_Brief_. What is the number of lines containing the word "matplotlib"? Give that number alone.

_Data lines_.
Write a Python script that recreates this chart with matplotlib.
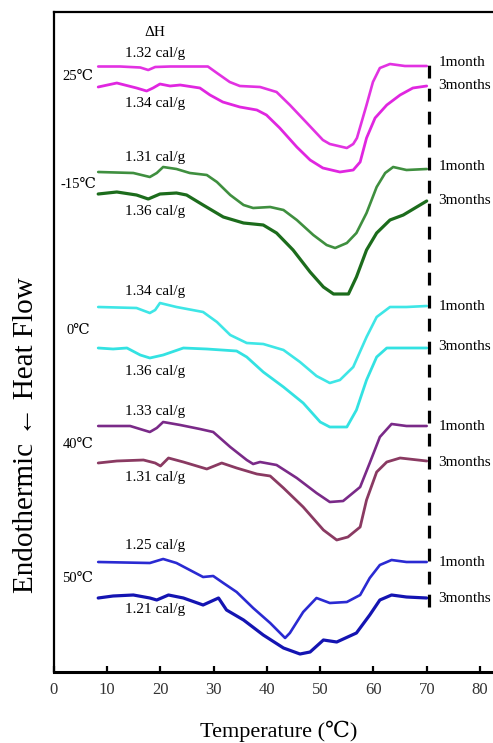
import matplotlib
matplotlib.use("Agg")
import matplotlib.pyplot as plt

plt.rcParams['font.family'] = ['Liberation Serif', 'DejaVu Serif', 'Noto Sans CJK SC']

# ---------------- data (temperature in degC, heat flow in arbitrary units) -------------
t_25_1m = [8.3, 12.4, 16.2, 17.7, 19.0, 21.8, 25.5, 28.9, 30.6, 33.0, 34.9, 38.7, 41.8, 44.3,
           47.5, 50.5, 51.8, 55.0, 56.2, 56.9, 58.7, 59.9, 61.2, 63.1, 65.9, 70.0]
h_25_1m = [60.55, 60.55, 60.45, 60.2, 60.5, 60.55, 60.55, 60.55, 59.9, 59.0, 58.6, 58.5, 58.0, 56.7,
           54.9, 53.2, 52.8, 52.4, 52.8, 53.4, 56.7, 59.0, 60.4, 60.8, 60.6, 60.6]

t_25_3m = [8.3, 11.8, 15.5, 17.4, 18.6, 19.9, 21.8, 23.7, 27.4, 29.3, 31.7, 34.9, 38.1, 39.9,
           42.4, 45.6, 48.1, 50.5, 53.7, 56.2, 57.5, 58.7, 60.3, 62.5, 65.0, 67.4, 70.0]
h_25_3m = [58.5, 58.9, 58.4, 58.1, 58.4, 58.8, 58.6, 58.7, 58.4, 57.7, 57.0, 56.5, 56.2, 55.7,
           54.4, 52.5, 51.2, 50.4, 50.0, 50.2, 51.0, 53.4, 55.4, 56.7, 57.7, 58.4, 58.6]

t_m15_1m = [8.3, 14.9, 18.0, 19.3, 20.5, 23.0, 25.5, 28.7, 30.6, 33.1, 35.6, 37.4, 40.6, 43.1,
            45.6, 48.7, 51.2, 52.8, 55.0, 56.8, 58.7, 60.6, 62.2, 63.7, 66.2, 70.0]
h_m15_1m = [50.0, 49.9, 49.5, 49.9, 50.5, 50.3, 49.9, 49.7, 49.0, 47.7, 46.7, 46.4, 46.5, 46.2,
            45.2, 43.7, 42.7, 42.4, 42.9, 43.9, 45.9, 48.5, 49.9, 50.5, 50.2, 50.3]

t_m15_3m = [8.3, 11.8, 15.5, 17.7, 19.9, 23.0, 24.9, 28.0, 31.8, 35.6, 39.3, 41.8, 44.9, 48.1,
            50.6, 52.5, 55.3, 56.8, 58.7, 60.6, 63.1, 65.6, 67.8, 70.0]
h_m15_3m = [47.8, 48.0, 47.7, 47.3, 47.8, 47.9, 47.7, 46.7, 45.5, 44.9, 44.7, 43.9, 42.2, 40.0,
            38.5, 37.8, 37.8, 39.5, 42.2, 43.9, 45.2, 45.7, 46.4, 47.1]

t_0_1m = [8.3, 15.5, 18.0, 19.0, 19.9, 23.0, 28.0, 30.6, 33.1, 36.2, 39.3, 43.1, 46.2, 49.3,
          51.8, 53.7, 56.2, 58.7, 60.6, 63.1, 66.2, 70.0]
h_0_1m = [36.5, 36.4, 35.9, 36.2, 36.9, 36.5, 36.0, 35.0, 33.7, 32.9, 32.8, 32.2, 31.0, 29.6,
          28.9, 29.2, 30.5, 33.5, 35.5, 36.5, 36.5, 36.6]

t_0_3m = [8.3, 11.1, 13.7, 16.2, 18.0, 20.5, 24.3, 28.7, 34.3, 36.2, 39.3, 43.1, 46.8, 50.0,
          51.8, 55.0, 56.8, 58.7, 60.6, 62.5, 66.2, 70.0]
h_0_3m = [32.4, 32.3, 32.4, 31.7, 31.4, 31.7, 32.4, 32.3, 32.1, 31.5, 30.0, 28.5, 26.9, 25.0,
          24.5, 24.5, 26.2, 29.2, 31.5, 32.4, 32.4, 32.4]

t_40_1m = [8.3, 14.3, 18.0, 19.3, 20.5, 23.7, 27.4, 29.9, 33.1, 36.2, 37.4, 38.7, 41.8, 45.6,
           49.3, 51.8, 54.3, 57.5, 59.3, 61.2, 63.4, 66.2, 70.0]
h_40_1m = [24.6, 24.6, 24.0, 24.4, 25.0, 24.7, 24.3, 24.0, 22.5, 21.2, 20.8, 21.0, 20.7, 19.4,
           17.9, 17.0, 17.1, 18.5, 20.9, 23.5, 24.8, 24.6, 24.6]

t_40_3m = [8.3, 11.8, 16.8, 19.0, 20.0, 21.5, 24.3, 28.7, 31.5, 34.3, 38.1, 40.6, 43.1, 46.8,
           50.6, 53.1, 55.2, 57.5, 58.7, 60.6, 62.5, 65.0, 70.0]
h_40_3m = [20.9, 21.1, 21.2, 20.9, 20.6, 21.4, 21.0, 20.3, 20.9, 20.4, 19.8, 19.6, 18.4, 16.5,
           14.2, 13.2, 13.5, 14.5, 17.2, 20.0, 21.0, 21.4, 21.1]

t_50_1m = [8.3, 18.0, 20.5, 23.0, 25.5, 28.0, 29.9, 31.8, 34.3, 37.4, 40.6, 43.4, 44.3, 46.8,
           49.3, 51.8, 55.0, 57.5, 59.3, 61.2, 63.4, 66.2, 70.0]
h_50_1m = [11.0, 10.9, 11.3, 10.9, 10.2, 9.5, 9.6, 8.9, 8.0, 6.4, 4.9, 3.4, 3.9, 6.0,
           7.4, 6.9, 7.0, 7.7, 9.4, 10.7, 11.2, 11.0, 11.0]

t_50_3m = [8.3, 11.1, 14.9, 18.0, 19.3, 21.5, 24.3, 28.0, 30.9, 32.4, 35.6, 39.3, 43.1, 46.2,
           48.1, 50.6, 53.1, 56.8, 59.3, 61.2, 63.4, 66.2, 70.0]
h_50_3m = [7.4, 7.6, 7.7, 7.4, 7.2, 7.7, 7.4, 6.7, 7.4, 6.2, 5.2, 3.7, 2.4, 1.8,
           2.0, 3.2, 3.0, 3.9, 5.7, 7.2, 7.7, 7.5, 7.4]

storage_labels = ['25℃', '-15℃', '0℃', '40℃', '50℃']
dh_1m = ['1.32 cal/g', '1.31 cal/g', '1.34 cal/g', '1.33 cal/g', '1.25 cal/g']
dh_3m = ['1.34 cal/g', '1.36 cal/g', '1.36 cal/g', '1.31 cal/g', '1.21 cal/g']
x_ticks = [0, 10, 20, 30, 40, 50, 60, 70, 80]

# ---------------- styling / layout --------------------------------------------------
curves = [
    (t_25_1m, h_25_1m, '#e232e2', 1.9), (t_25_3m, h_25_3m, '#e026e0', 2.0),
    (t_m15_1m, h_m15_1m, '#3f8f3f', 1.9), (t_m15_3m, h_m15_3m, '#1c6c1c', 2.3),
    (t_0_1m, h_0_1m, '#3ee6e6', 1.9), (t_0_3m, h_0_3m, '#33e2e2', 2.0),
    (t_40_1m, h_40_1m, '#7a2a88', 1.9), (t_40_3m, h_40_3m, '#8a3a62', 2.0),
    (t_50_1m, h_50_1m, '#2a2ad2', 1.9), (t_50_3m, h_50_3m, '#1414b2', 2.3),
]

W, H = 493, 743
fig = plt.figure(figsize=(W / 100, H / 100), dpi=100)
ax = fig.add_axes([54 / W, (H - 672) / H, 1 - 54 / W, (672 - 12) / H])
ax.set_xlim(0, 82.45)
ax.set_ylim(0, 66)

for t, h, c, lw in curves:
    ax.plot(t, h, color=c, lw=lw, solid_capstyle='round', solid_joinstyle='round')

# dashed reference line at the end of the scans
ax.vlines(70.4, 6.5, 61.6, colors='black', lw=2.3, linestyles=(0, (4, 3.2)))

# annotations
lab_x = 18.9
ax.text(lab_x, 63.9, 'ΔH', ha='center', va='center', fontsize=11)
y_1m_lab = [61.9, 51.5, 38.0, 26.1, 12.6]
y_3m_lab = [56.8, 46.05, 30.1, 19.5, 6.2]
y_store = [59.6, 48.7, 34.2, 22.7, 9.4]
y_r1 = [60.95, 50.5, 36.5, 24.6, 11.0]
y_r3 = [58.65, 47.2, 32.5, 21.0, 7.4]
for i in range(5):
    ax.text(lab_x, y_1m_lab[i], dh_1m[i], ha='center', va='center', fontsize=11)
    ax.text(lab_x, y_3m_lab[i], dh_3m[i], ha='center', va='center', fontsize=11)
    ax.text(4.5, y_store[i], storage_labels[i], ha='center', va='center', fontsize=10.5)
    ax.text(72.3, y_r1[i], '1month', ha='left', va='center', fontsize=11)
    ax.text(72.2, y_r3[i], '3months', ha='left', va='center', fontsize=11)

# axes styling
ax.spines['right'].set_visible(False)
ax.spines['left'].set_linewidth(1.6)
ax.spines['top'].set_linewidth(1.6)
ax.spines['bottom'].set_linewidth(2.2)
ax.set_yticks([])
ax.set_xticks(x_ticks)
ax.tick_params(axis='x', direction='in', length=4, width=1.6, pad=7,
               labelsize=12, labelcolor='#333333')

fig.text(279 / W, 1 - 731 / H, 'Temperature (℃)', ha='center', va='center', fontsize=16)
fig.text(26 / W, 1 - 435 / H, 'Endothermic ← Heat Flow', ha='center', va='center',
         rotation=90, fontsize=21)

fig.savefig('out.png', dpi=100)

_Task result_. 4